C’est une bonne question. Il y a un monde noir, plusieurs mondes noirs même. Depuis les grandes découvertes, la conquête par l’Europe des Amériques et la traite négrière transatlantique, il y a eu des développements culturels noirs qui durent jusqu’à aujourd’hui. C’est à cette période que le noir a été inventé. Je ne dis pas qu’il n’y avait pas de noirs avant, mais le sens que cette couleur noire a revetu date de la fin du 15eme. De même que l’invention du blanc. Si on regarde pendant l’Antiquité, il y avait des gens qui étaient noirs, esclaves ou pas, ils étaient perçus comme noirs mais les caractéristiques qui leur étaient accolées n’étaient pas les même que celles qui existent aujourdhui. Quand on discute aujourdhui avec des afrocentristes, ils aiment bien parler de Nubie, d’Ethiopie, de l’Egypte, ces anciens Empire mais je pense, et beaucoup d’historiens pensent comme moi, qu’ils ont tords car à cette époque la couleur noire ne voulait pas dire la même chose. Ces peuples ne se considéraient pas comme noirs, ils étaient égyptiens, nubiens ou éthiopiens. Leur humanité n’était pas mise en cause et ils n’essayaient pas de l’affirmer par la couleur. Ils se dissociaient par leur lieu de naissance, l’empire auquel ils étaient associés ou même leur régime alimentaire (carnivore, végétariens, produits laitiers…).
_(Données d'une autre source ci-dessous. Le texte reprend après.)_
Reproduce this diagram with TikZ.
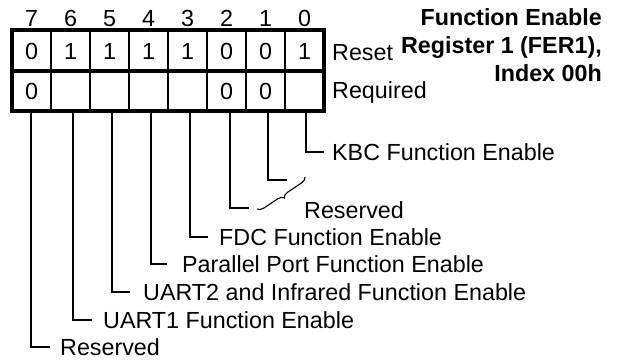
\documentclass[tikz,border=0pt]{standalone}
\usepackage{fontspec}
\setmainfont{Liberation Sans}
\usetikzlibrary{decorations.pathreplacing}
\begin{document}
\begin{tikzpicture}[x=1pt,y=-1pt,
  txt/.style={font=\fontsize{23.3}{28}\selectfont, inner sep=0pt, text height=16.5pt, text depth=0pt},
  lbl/.style={txt, anchor=west},
  leader/.style={line width=1.1pt},
  thick box/.style={line width=3.4pt},
  thin grid/.style={line width=1.1pt}]
\useasboundingbox (0,0) rectangle (618,362);
% grid
\foreach \i in {1,...,7} \draw[thin grid] ({12+39*\i},30) -- ({12+39*\i},111);
\draw[thick box] (12,71) -- (324,71);
\draw[thick box] (12,30) rectangle (324,111);
% bit numbers and values
\foreach \b/\r/\q [count=\k from 0] in {7/0/0,6/1/,5/1/,4/1/,3/1/,2/0/0,1/0/0,0/1/} {
  \node[txt] (n\b) at ({31.5+39*\k},18) {\b};
  \node[txt] (r\b) at ({31.5+39*\k},51) {\r};
  \node[txt] (q\b) at ({31.5+39*\k},91) {\q};
}
\node[lbl] (reset) at (332,52) {Reset};
\node[lbl] (req) at (332,90) {Required};
% title
\node[font=\fontsize{23.3}{28}\selectfont\bfseries, align=right, anchor=north east, inner sep=0pt] (title) at (602,8)
  {Function Enable\\Register 1 (FER1),\\Index 00h};
% leaders
\coordinate (b0) at (306,111);
\coordinate (b1) at (268,111);
\coordinate (b2) at (230,111);
\coordinate (b3) at (190,111);
\coordinate (b4) at (151,111);
\coordinate (b5) at (112,111);
\coordinate (b6) at (73,111);
\coordinate (b7) at (31,111);
\node[lbl] (l0) at (332,152) {KBC Function Enable};
\node[lbl] (l3) at (219,237) {FDC Function Enable};
\node[lbl] (l4) at (182,264) {Parallel Port Function Enable};
\node[lbl] (l5) at (143,292) {UART2 and Infrared Function Enable};
\node[lbl] (l6) at (103,320) {UART1 Function Enable};
\node[lbl] (l7) at (60,347) {Reserved};
\node[lbl] (l12) at (304,210) {Reserved};
\coordinate (e1) at (287,180);
\coordinate (e2) at (249,208);
\draw[leader] (b0) |- ([xshift=-8pt]l0.west);
\draw[leader] (b1) |- (e1);
\draw[leader] (b2) |- (e2);
\draw[leader] (b3) |- ([xshift=-11pt]l3.west);
\draw[leader] (b4) |- ([xshift=-15pt]l4.west);
\draw[leader] (b5) |- ([xshift=-13pt]l5.west);
\draw[leader] (b6) |- ([xshift=-11pt]l6.west);
\draw[leader] (b7) |- ([xshift=-10pt]l7.west);
\coordinate (br1) at (305,177);
\coordinate (br2) at (257,209);
\draw[leader, decorate, decoration={brace, amplitude=6pt}] (br1) -- (br2);
\end{tikzpicture}
\end{document}
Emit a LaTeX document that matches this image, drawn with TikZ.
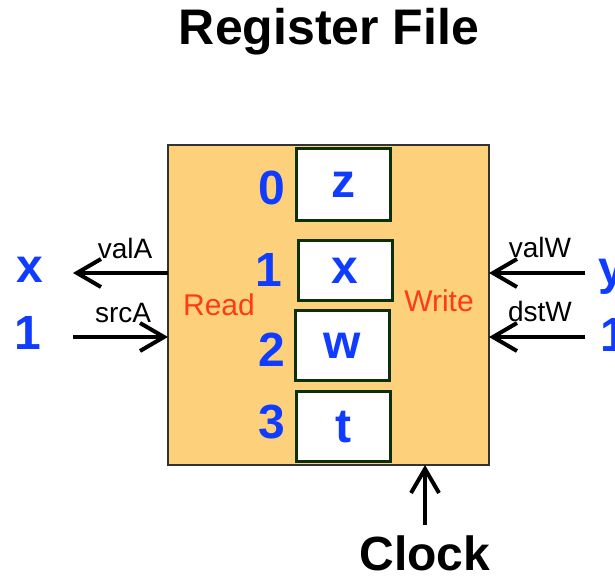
\documentclass[tikz,border=0pt]{standalone}
\usepackage{fontspec}
\setmainfont{Liberation Sans}
\usepackage{xcolor}
\usetikzlibrary{positioning,calc,arrows.meta}
\definecolor{rfOrange}{HTML}{FDD17B}
\definecolor{rfBlue}{HTML}{0F3CFF}
\definecolor{rfRed}{HTML}{FF3A14}
\definecolor{rfGreen}{HTML}{0B2E0B}

\begin{document}
\begin{tikzpicture}[x=0.5pt,y=-0.5pt,>={Straight Barb[length=12pt,width=14pt]},
  every node/.style={inner sep=0pt,outer sep=0pt},
  reg/.style={draw=rfGreen,line width=1.5pt,fill=white,minimum width=47pt,
    font=\fontsize{24}{28}\bfseries,text=rfBlue},
  idx/.style={anchor=base,font=\fontsize{24}{28}\bfseries,text=rfBlue},
  port/.style={anchor=base,font=\fontsize{14}{16}\selectfont},
  side/.style={anchor=base,font=\fontsize{15}{18}\selectfont,text=rfRed},
  sig/.style={line width=2pt}]
\useasboundingbox (0,0) rectangle (615,576);
\node[anchor=base,font=\fontsize{25}{30}\bfseries] (title) at (329,45) {Register File};
\node[draw=black!80,line width=0.75pt,fill=rfOrange,
  minimum width=160.5pt,minimum height=160pt] (rf) at (328.5,305) {};
% registers
\node[reg,minimum height=36pt] (r0) at (343,185) {z};
\node[reg,minimum height=30pt] (r1) at (345,271) {x};
\node[reg,minimum height=35pt] (r2) at (342.5,346) {w};
\node[reg,minimum height=35pt] (r3) at (343.5,427) {t};
\node[idx] (n0) at (272,205) {0};
\node[idx] (n1) at (269,287) {1};
\node[idx] (n2) at (272,367) {2};
\node[idx] (n3) at (272,438) {3};
\node[side] (read) at (219,316) {Read};
\node[side] (write) at (439,312) {Write};
% read port
\coordinate (valAend) at (73,273);
\coordinate (srcAbeg) at (73,337);
\draw[sig,->] (rf.west |- valAend) -- (valAend);
\draw[sig,->] (srcAbeg) -- (srcAbeg -| rf.west);
\node[port] (valA) at (125,259) {valA};
\node[port] (srcA) at (123,323) {srcA};
\node[idx] (outA) at (30,283) {x};
\node[idx] (inA) at (28,350) {1};
% write port
\coordinate (valWbeg) at (585,273);
\coordinate (dstWbeg) at (585,337);
\draw[sig,->] (valWbeg) -- (valWbeg -| rf.east);
\draw[sig,->] (dstWbeg) -- (dstWbeg -| rf.east);
\node[port] (valW) at (540,258) {valW};
\node[port] (dstW) at (540,322) {dstW};
\node[idx] (inW) at (612,285) {y};
\node[idx] (dstV) at (614,352) {1};
% clock
\node[anchor=base,font=\fontsize{24}{28}\bfseries] (clk) at (425,570) {Clock};
\draw[sig,->] ([yshift=5pt]clk.north) -- (clk.north |- rf.south);
\end{tikzpicture}
\end{document}
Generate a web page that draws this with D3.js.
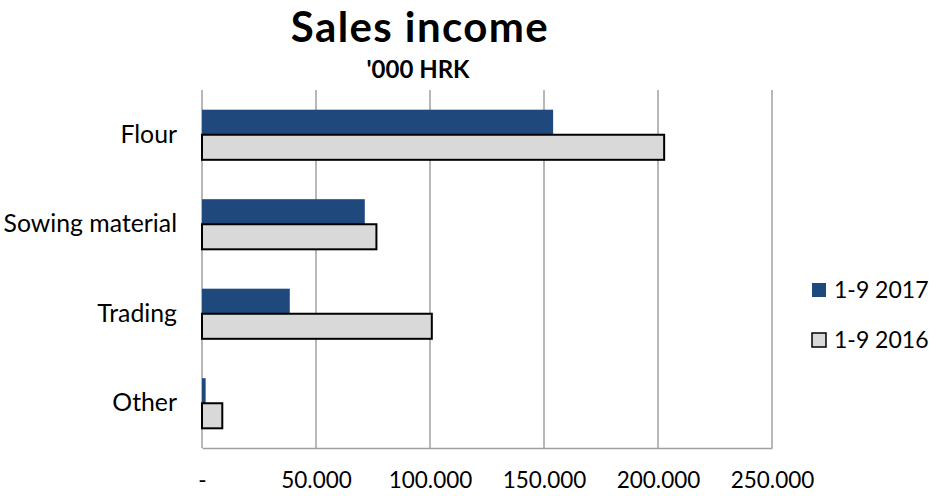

Donc lorsqu’au 21eme siecle, certains noirs se retournent vers ces empires en se disant « ça nous appartient » je pense que ça nait d’un besoin qui est réel en se disant que nous aussi avons eu une grandeur, une gloire, mais le sens de l’être noir à l’époque ne revetait absolument pas la même chose. La symbolique de la couleur noire date donc de la période des grandes découvertes avec la traite négrière. La déshumanisation de certaines populations, à tel point que même ceux qui n’ont pas été directement victime de cette traite, on tout de meme ressenti les répercussions de cette couleur noire. Puisque dans toutes les sociétés américaines, il y a toujours eu une majorité d’esclave et une minorité de noirs qui étaient libre. Et bien que libres, ils étaient tout de même noirs et « bénéficiaient » du même statut d’infériorité dû à leur couleur. La question n’était pas être libre ou esclave mais être noir ou ne pas l’être. Des mécanismes développés et mises en place par ses populations opprimées ont donné naissance à cette civilisation noire. Qui ont du se redéfinir pour résister, rester vivants.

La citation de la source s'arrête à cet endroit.